DATA FOR THIS TASK ▸
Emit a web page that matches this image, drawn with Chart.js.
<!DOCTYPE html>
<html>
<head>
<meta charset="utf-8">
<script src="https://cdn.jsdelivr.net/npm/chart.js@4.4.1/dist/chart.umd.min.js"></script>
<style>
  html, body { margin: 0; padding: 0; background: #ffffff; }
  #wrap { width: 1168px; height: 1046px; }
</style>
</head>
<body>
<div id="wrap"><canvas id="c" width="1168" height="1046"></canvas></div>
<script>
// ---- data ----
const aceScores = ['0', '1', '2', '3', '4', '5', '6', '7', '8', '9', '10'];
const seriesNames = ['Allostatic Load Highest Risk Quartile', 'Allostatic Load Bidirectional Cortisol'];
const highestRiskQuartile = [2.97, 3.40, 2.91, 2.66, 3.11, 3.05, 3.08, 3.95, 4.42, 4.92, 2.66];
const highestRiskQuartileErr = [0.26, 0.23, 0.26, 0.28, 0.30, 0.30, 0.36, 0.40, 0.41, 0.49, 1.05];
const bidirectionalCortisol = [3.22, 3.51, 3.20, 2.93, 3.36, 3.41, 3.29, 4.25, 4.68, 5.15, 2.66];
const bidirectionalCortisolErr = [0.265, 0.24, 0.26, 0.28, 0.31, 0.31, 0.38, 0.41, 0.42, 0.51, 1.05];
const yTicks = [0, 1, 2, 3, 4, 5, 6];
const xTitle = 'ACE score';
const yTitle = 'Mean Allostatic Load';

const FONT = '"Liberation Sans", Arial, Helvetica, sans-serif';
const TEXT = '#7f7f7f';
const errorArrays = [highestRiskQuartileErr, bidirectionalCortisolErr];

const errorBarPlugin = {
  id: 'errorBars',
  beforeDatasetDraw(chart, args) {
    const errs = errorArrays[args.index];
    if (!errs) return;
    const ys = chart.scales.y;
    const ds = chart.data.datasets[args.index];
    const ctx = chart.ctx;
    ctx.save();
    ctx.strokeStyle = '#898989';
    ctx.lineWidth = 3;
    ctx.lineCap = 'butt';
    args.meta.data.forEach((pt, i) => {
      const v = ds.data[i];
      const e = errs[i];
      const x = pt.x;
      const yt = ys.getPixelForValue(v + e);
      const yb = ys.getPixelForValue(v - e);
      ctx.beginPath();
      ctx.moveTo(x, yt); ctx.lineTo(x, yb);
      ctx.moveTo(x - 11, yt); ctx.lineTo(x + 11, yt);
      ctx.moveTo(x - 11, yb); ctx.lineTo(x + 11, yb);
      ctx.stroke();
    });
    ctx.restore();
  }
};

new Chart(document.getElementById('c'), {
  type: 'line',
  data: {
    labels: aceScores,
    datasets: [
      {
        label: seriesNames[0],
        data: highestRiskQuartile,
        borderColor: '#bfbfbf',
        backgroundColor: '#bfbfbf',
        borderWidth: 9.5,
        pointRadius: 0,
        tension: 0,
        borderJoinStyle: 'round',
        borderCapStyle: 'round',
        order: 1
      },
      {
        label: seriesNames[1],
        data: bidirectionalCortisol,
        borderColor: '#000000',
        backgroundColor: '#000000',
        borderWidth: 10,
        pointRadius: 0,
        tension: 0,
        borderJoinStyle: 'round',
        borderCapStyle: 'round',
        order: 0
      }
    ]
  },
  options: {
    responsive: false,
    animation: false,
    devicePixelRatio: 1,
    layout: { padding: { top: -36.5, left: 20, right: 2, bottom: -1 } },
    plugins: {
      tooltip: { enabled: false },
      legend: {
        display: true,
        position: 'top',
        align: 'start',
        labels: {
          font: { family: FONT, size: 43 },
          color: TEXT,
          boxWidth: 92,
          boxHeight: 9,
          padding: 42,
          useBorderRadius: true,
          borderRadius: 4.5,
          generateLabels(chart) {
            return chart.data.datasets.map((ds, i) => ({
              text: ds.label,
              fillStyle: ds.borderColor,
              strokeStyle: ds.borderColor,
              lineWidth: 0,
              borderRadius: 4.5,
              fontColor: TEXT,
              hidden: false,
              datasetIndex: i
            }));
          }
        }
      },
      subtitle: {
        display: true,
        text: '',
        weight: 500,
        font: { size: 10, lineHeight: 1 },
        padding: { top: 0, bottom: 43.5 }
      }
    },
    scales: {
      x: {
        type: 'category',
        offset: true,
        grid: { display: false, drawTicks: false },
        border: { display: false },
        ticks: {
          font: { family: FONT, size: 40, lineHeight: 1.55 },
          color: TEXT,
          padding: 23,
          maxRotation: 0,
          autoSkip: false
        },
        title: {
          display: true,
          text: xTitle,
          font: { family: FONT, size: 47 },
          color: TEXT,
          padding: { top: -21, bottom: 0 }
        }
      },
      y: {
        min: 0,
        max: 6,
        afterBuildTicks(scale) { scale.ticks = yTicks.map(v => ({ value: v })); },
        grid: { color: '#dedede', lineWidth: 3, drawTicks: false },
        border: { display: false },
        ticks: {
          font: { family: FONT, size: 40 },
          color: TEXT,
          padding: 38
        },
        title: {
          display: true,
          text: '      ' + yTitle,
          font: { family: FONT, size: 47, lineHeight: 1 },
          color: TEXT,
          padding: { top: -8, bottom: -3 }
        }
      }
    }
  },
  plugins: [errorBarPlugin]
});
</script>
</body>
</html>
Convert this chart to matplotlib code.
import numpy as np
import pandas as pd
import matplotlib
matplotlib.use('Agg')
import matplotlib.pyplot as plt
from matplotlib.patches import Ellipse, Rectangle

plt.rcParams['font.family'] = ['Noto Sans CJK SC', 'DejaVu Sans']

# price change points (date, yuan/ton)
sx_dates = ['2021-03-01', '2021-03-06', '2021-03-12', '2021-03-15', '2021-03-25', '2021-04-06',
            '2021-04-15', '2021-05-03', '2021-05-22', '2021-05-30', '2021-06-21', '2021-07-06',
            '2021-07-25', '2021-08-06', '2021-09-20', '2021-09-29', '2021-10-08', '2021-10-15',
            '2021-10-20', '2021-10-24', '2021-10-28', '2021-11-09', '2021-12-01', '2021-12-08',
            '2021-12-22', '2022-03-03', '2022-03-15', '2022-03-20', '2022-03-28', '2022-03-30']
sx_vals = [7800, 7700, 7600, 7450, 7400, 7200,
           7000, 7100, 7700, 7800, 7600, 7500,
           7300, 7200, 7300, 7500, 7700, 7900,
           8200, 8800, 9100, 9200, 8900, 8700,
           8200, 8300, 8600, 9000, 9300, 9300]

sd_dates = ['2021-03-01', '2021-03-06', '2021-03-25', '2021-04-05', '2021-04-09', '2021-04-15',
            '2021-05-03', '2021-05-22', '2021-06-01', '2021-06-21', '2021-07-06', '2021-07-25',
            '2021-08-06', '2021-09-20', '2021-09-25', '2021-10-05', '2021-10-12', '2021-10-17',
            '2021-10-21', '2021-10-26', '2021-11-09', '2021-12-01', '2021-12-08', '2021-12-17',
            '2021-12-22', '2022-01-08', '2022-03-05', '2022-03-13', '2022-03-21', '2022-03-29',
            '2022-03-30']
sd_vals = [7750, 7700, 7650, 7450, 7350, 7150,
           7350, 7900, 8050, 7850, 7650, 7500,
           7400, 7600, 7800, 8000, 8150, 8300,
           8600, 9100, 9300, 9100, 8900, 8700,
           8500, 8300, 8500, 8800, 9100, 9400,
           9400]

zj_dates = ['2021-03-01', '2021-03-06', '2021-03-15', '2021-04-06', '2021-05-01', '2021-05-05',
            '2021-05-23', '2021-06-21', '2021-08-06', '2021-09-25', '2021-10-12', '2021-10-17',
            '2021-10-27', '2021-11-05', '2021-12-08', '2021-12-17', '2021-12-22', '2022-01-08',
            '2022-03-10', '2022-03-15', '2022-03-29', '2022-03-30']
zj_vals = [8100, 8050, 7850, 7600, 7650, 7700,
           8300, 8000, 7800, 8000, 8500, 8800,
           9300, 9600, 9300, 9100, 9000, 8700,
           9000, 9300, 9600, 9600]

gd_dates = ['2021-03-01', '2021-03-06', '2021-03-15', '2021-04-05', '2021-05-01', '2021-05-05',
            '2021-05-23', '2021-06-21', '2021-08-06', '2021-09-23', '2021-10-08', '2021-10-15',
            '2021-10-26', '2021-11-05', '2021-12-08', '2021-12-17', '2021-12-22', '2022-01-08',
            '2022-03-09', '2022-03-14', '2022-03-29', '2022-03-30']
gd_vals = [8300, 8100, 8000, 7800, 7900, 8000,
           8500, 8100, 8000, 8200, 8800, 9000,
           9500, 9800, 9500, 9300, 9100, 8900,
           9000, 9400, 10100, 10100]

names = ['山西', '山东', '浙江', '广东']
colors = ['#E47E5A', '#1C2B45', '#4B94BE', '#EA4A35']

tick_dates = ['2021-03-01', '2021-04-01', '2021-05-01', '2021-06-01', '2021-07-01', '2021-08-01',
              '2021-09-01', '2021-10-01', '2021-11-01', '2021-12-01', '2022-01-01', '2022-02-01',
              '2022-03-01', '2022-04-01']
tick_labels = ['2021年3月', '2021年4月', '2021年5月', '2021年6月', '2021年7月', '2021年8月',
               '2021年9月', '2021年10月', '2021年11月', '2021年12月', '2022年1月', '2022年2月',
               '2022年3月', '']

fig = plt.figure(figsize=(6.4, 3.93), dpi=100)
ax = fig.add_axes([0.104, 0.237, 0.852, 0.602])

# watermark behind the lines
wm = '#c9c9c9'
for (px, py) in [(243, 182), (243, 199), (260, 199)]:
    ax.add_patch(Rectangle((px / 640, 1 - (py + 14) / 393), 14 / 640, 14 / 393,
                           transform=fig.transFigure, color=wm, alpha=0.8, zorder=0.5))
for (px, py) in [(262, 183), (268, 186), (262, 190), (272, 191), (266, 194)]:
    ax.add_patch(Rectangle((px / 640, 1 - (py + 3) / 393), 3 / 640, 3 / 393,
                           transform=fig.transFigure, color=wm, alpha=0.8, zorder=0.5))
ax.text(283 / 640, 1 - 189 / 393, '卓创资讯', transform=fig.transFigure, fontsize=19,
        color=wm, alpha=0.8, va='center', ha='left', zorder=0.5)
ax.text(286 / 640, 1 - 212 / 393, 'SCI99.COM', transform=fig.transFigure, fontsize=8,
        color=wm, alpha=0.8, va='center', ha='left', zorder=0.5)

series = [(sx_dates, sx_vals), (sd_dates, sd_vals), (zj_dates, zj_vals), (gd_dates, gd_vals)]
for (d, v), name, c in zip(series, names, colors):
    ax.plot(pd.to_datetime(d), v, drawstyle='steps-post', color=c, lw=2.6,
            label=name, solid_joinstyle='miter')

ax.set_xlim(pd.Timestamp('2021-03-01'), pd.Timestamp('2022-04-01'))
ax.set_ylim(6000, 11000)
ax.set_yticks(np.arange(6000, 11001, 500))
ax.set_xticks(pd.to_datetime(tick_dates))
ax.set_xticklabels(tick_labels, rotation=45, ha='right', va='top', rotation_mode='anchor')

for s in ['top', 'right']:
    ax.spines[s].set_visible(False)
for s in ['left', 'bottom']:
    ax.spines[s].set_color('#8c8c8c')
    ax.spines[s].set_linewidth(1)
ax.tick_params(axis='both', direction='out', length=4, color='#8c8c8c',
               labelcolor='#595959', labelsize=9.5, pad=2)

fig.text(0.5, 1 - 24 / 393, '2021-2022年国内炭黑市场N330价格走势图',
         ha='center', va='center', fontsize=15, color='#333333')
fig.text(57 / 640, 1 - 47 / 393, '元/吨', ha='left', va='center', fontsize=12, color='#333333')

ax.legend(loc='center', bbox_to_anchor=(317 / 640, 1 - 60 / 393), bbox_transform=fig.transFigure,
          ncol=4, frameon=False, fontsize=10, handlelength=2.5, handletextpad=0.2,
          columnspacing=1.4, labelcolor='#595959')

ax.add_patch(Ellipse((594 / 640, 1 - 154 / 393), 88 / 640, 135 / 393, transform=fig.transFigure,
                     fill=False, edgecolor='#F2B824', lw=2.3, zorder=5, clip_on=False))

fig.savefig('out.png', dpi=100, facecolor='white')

DIRECTIONS FOR THIS TASK ▸ Return nothing but the lines running from the line with "Convert this chart to matplotlib code." through the line with "from matplotlib.patches import", exactly as they appear.

SOLUTION ▸
Convert this chart to matplotlib code.
import numpy as np
import pandas as pd
import matplotlib
matplotlib.use('Agg')
import matplotlib.pyplot as plt
from matplotlib.patches import Ellipse, Rectangle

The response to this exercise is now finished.